▸ Instruction
Reproduce the listing word for word. Skip any image.

▸ Data block
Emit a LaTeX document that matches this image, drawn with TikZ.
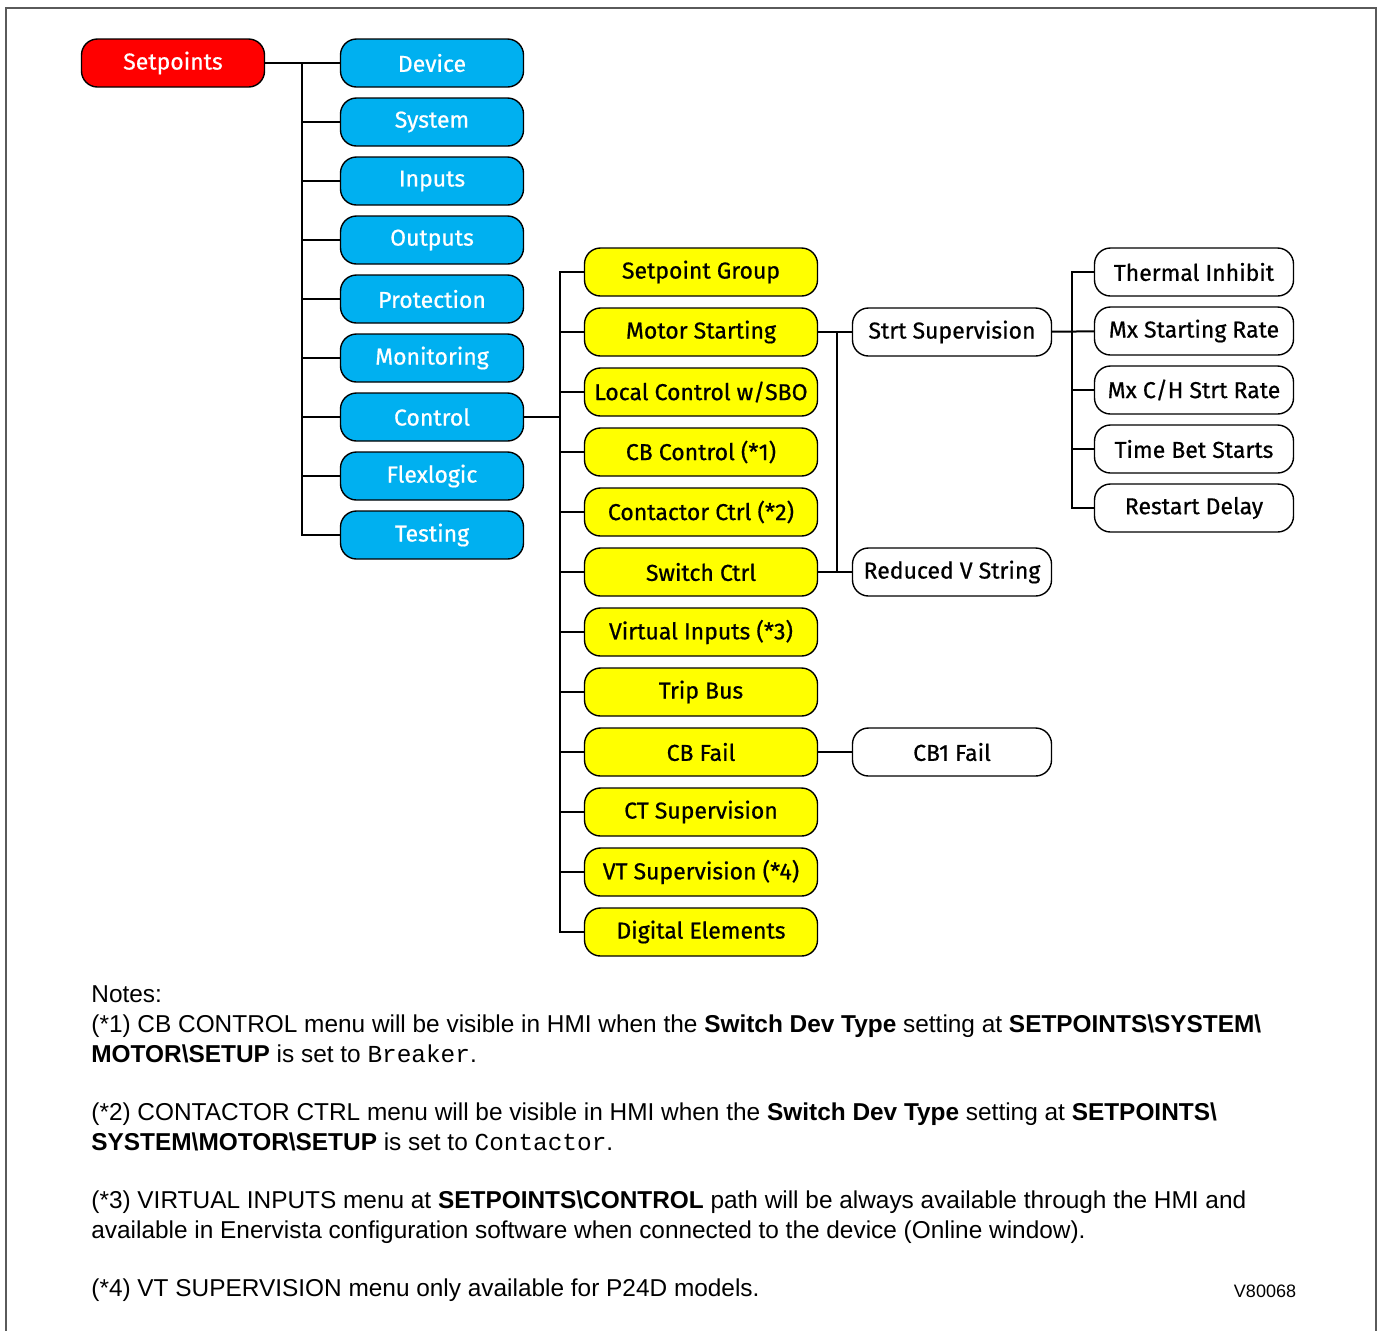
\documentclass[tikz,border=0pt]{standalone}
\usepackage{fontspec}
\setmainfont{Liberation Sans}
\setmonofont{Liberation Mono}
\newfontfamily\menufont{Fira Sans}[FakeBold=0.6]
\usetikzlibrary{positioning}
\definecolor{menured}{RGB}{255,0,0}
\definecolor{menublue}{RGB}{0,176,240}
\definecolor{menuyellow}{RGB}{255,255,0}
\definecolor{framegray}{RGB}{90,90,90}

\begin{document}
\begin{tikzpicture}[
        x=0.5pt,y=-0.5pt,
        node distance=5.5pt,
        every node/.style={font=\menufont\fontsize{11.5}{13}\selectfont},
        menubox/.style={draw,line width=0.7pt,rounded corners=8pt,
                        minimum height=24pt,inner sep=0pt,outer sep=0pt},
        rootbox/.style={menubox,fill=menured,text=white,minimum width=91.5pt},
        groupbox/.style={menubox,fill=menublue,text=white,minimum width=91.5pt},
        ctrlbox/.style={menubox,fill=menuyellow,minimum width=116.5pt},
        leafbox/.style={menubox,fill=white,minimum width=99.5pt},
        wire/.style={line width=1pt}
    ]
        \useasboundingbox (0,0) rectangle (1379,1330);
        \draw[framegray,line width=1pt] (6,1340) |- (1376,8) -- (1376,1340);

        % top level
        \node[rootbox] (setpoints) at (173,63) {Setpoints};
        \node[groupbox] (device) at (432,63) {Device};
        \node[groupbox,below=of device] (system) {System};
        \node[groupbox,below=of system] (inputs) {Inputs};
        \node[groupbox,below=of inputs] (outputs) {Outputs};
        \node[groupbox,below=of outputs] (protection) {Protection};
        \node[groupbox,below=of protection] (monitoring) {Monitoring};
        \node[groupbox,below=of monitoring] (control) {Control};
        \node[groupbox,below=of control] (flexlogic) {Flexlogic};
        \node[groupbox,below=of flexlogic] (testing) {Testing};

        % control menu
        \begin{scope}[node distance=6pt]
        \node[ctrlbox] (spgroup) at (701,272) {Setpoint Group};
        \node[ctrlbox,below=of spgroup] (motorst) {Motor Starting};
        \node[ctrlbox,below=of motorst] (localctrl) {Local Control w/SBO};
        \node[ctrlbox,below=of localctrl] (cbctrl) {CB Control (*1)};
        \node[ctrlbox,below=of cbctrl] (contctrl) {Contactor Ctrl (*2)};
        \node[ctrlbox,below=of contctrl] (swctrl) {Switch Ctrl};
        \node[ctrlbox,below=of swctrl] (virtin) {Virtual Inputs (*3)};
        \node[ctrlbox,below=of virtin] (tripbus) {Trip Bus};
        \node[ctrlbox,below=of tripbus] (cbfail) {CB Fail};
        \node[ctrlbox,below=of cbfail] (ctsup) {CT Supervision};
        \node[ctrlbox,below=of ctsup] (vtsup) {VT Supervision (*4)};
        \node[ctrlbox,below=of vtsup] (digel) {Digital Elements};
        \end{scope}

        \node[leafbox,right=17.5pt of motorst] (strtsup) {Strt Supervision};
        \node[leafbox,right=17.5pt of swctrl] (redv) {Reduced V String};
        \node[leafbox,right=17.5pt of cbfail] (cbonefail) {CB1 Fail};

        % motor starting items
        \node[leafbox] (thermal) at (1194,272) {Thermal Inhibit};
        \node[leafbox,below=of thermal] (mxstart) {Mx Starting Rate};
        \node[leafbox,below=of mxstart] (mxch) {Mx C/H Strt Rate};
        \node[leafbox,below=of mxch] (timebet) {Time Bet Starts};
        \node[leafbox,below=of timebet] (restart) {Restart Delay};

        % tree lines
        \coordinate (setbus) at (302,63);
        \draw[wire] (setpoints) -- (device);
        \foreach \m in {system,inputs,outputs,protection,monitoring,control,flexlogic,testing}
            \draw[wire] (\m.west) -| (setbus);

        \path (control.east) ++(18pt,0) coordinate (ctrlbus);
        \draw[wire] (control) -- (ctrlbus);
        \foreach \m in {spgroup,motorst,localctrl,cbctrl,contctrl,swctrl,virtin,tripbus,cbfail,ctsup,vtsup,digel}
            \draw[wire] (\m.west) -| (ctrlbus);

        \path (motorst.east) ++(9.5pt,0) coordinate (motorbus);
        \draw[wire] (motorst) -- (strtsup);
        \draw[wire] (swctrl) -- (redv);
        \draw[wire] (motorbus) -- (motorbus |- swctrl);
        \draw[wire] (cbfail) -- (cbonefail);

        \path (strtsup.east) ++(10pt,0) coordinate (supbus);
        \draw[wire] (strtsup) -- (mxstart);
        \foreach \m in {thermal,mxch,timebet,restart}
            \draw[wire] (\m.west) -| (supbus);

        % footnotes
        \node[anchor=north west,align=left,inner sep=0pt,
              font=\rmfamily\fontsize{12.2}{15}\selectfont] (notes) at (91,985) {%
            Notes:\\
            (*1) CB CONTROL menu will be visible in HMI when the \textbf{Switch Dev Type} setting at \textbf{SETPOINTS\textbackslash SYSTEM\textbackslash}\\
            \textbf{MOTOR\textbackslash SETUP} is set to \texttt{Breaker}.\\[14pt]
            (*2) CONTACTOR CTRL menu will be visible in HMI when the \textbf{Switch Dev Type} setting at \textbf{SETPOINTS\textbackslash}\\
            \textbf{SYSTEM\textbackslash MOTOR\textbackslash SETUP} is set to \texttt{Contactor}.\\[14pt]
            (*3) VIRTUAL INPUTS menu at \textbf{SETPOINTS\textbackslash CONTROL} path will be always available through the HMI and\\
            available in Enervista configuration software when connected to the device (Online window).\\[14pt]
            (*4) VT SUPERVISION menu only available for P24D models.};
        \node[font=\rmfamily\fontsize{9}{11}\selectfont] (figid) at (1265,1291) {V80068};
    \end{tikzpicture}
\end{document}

▸ In response
Emit a LaTeX document that matches this image, drawn with TikZ.
\documentclass[tikz,border=0pt]{standalone}
\usepackage{fontspec}
\setmainfont{Liberation Sans}
\setmonofont{Liberation Mono}
\newfontfamily\menufont{Fira Sans}[FakeBold=0.6]
\usetikzlibrary{positioning}
\definecolor{menured}{RGB}{255,0,0}
\definecolor{menublue}{RGB}{0,176,240}
\definecolor{menuyellow}{RGB}{255,255,0}
\definecolor{framegray}{RGB}{90,90,90}

\begin{document}
\begin{tikzpicture}[
        x=0.5pt,y=-0.5pt,
        node distance=5.5pt,
        every node/.style={font=\menufont\fontsize{11.5}{13}\selectfont},
        menubox/.style={draw,line width=0.7pt,rounded corners=8pt,
                        minimum height=24pt,inner sep=0pt,outer sep=0pt},
        rootbox/.style={menubox,fill=menured,text=white,minimum width=91.5pt},
        groupbox/.style={menubox,fill=menublue,text=white,minimum width=91.5pt},
        ctrlbox/.style={menubox,fill=menuyellow,minimum width=116.5pt},
        leafbox/.style={menubox,fill=white,minimum width=99.5pt},
        wire/.style={line width=1pt}
    ]
        \useasboundingbox (0,0) rectangle (1379,1330);
        \draw[framegray,line width=1pt] (6,1340) |- (1376,8) -- (1376,1340);

        % top level
        \node[rootbox] (setpoints) at (173,63) {Setpoints};
        \node[groupbox] (device) at (432,63) {Device};
        \node[groupbox,below=of device] (system) {System};
        \node[groupbox,below=of system] (inputs) {Inputs};
        \node[groupbox,below=of inputs] (outputs) {Outputs};
        \node[groupbox,below=of outputs] (protection) {Protection};
        \node[groupbox,below=of protection] (monitoring) {Monitoring};
        \node[groupbox,below=of monitoring] (control) {Control};
        \node[groupbox,below=of control] (flexlogic) {Flexlogic};
        \node[groupbox,below=of flexlogic] (testing) {Testing};

        % control menu
        \begin{scope}[node distance=6pt]
        \node[ctrlbox] (spgroup) at (701,272) {Setpoint Group};
        \node[ctrlbox,below=of spgroup] (motorst) {Motor Starting};
        \node[ctrlbox,below=of motorst] (localctrl) {Local Control w/SBO};
        \node[ctrlbox,below=of localctrl] (cbctrl) {CB Control (*1)};
        \node[ctrlbox,below=of cbctrl] (contctrl) {Contactor Ctrl (*2)};
        \node[ctrlbox,below=of contctrl] (swctrl) {Switch Ctrl};
        \node[ctrlbox,below=of swctrl] (virtin) {Virtual Inputs (*3)};
        \node[ctrlbox,below=of virtin] (tripbus) {Trip Bus};
        \node[ctrlbox,below=of tripbus] (cbfail) {CB Fail};
        \node[ctrlbox,below=of cbfail] (ctsup) {CT Supervision};
        \node[ctrlbox,below=of ctsup] (vtsup) {VT Supervision (*4)};
        \node[ctrlbox,below=of vtsup] (digel) {Digital Elements};
        \end{scope}

        \node[leafbox,right=17.5pt of motorst] (strtsup) {Strt Supervision};
        \node[leafbox,right=17.5pt of swctrl] (redv) {Reduced V String};
        \node[leafbox,right=17.5pt of cbfail] (cbonefail) {CB1 Fail};

        % motor starting items
        \node[leafbox] (thermal) at (1194,272) {Thermal Inhibit};
        \node[leafbox,below=of thermal] (mxstart) {Mx Starting Rate};
        \node[leafbox,below=of mxstart] (mxch) {Mx C/H Strt Rate};
        \node[leafbox,below=of mxch] (timebet) {Time Bet Starts};
        \node[leafbox,below=of timebet] (restart) {Restart Delay};

        % tree lines
        \coordinate (setbus) at (302,63);
        \draw[wire] (setpoints) -- (device);
        \foreach \m in {system,inputs,outputs,protection,monitoring,control,flexlogic,testing}
            \draw[wire] (\m.west) -| (setbus);

        \path (control.east) ++(18pt,0) coordinate (ctrlbus);
        \draw[wire] (control) -- (ctrlbus);
        \foreach \m in {spgroup,motorst,localctrl,cbctrl,contctrl,swctrl,virtin,tripbus,cbfail,ctsup,vtsup,digel}
            \draw[wire] (\m.west) -| (ctrlbus);

        \path (motorst.east) ++(9.5pt,0) coordinate (motorbus);
        \draw[wire] (motorst) -- (strtsup);
        \draw[wire] (swctrl) -- (redv);
        \draw[wire] (motorbus) -- (motorbus |- swctrl);
        \draw[wire] (cbfail) -- (cbonefail);

        \path (strtsup.east) ++(10pt,0) coordinate (supbus);
        \draw[wire] (strtsup) -- (mxstart);
        \foreach \m in {thermal,mxch,timebet,restart}
            \draw[wire] (\m.west) -| (supbus);

        % footnotes
        \node[anchor=north west,align=left,inner sep=0pt,
              font=\rmfamily\fontsize{12.2}{15}\selectfont] (notes) at (91,985) {%
            Notes:\\
            (*1) CB CONTROL menu will be visible in HMI when the \textbf{Switch Dev Type} setting at \textbf{SETPOINTS\textbackslash SYSTEM\textbackslash}\\
            \textbf{MOTOR\textbackslash SETUP} is set to \texttt{Breaker}.\\[14pt]
            (*2) CONTACTOR CTRL menu will be visible in HMI when the \textbf{Switch Dev Type} setting at \textbf{SETPOINTS\textbackslash}\\
            \textbf{SYSTEM\textbackslash MOTOR\textbackslash SETUP} is set to \texttt{Contactor}.\\[14pt]
            (*3) VIRTUAL INPUTS menu at \textbf{SETPOINTS\textbackslash CONTROL} path will be always available through the HMI and\\
            available in Enervista configuration software when connected to the device (Online window).\\[14pt]
            (*4) VT SUPERVISION menu only available for P24D models.};
        \node[font=\rmfamily\fontsize{9}{11}\selectfont] (figid) at (1265,1291) {V80068};
    \end{tikzpicture}
\end{document}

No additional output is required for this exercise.